Could you discuss the advantages and disadvantages of using Rectified Linear Unit as an activation function?
Question Analysis
The question is asking about the advantages and disadvantages of using the Rectified Linear Unit (ReLU) as an activation function in neural networks. This question tests your understanding of activation functions, specifically ReLU, and their impact on neural network performance. You should be able to explain why ReLU is popular, what benefits it brings, and what potential drawbacks it has.
Answer
Advantages of using Rectified Linear Unit (ReLU):
-
Simplicity and Efficiency: ReLU is simple to implement and computationally efficient because it only requires a thresholding at zero. This simplicity leads to faster training times and makes it suitable for large-scale neural networks.
-
Sparsity: ReLU introduces sparsity in the network by outputting zero for any negative input. This can lead to more efficient models as neurons are only activated when necessary, which can improve model interpretability and performance.
-
Mitigation of the Vanishing Gradient Problem: Unlike sigmoid or tanh activation functions, ReLU does not saturate for positive values, which helps in mitigating the vanishing gradient problem, enabling deeper networks to learn more effectively.

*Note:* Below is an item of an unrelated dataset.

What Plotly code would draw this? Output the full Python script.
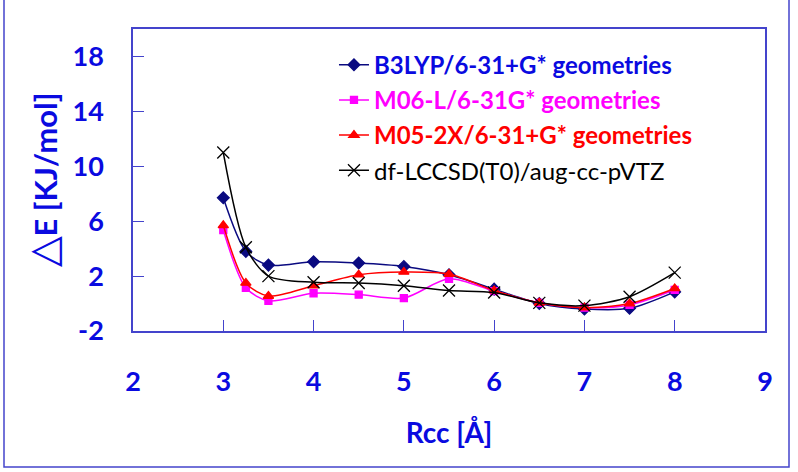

Disadvantages of using Rectified Linear Unit (ReLU):
-
Dying ReLU Problem: During training, some neurons can become inactive and only output zero. This occurs when the weights are updated in such a way that they lead to a negative input for all data points, causing the neuron to die and stop learning.
-
Unbounded Output: ReLU outputs are not limited, which can lead to exploding activations. This might require careful weight initialization and the use of techniques like batch normalization to prevent instability during training.
-
Sensitivity to Learning Rate: ReLU can be sensitive to the choice of learning rate, requiring careful tuning to ensure effective learning without causing neurons to die or gradients to explode.
In summary, while ReLU is a popular choice due to its simplicity and effectiveness in mitigating the vanishing gradient problem, it also has drawbacks such as the dying ReLU problem and sensitivity to hyperparameters that need to be managed carefully.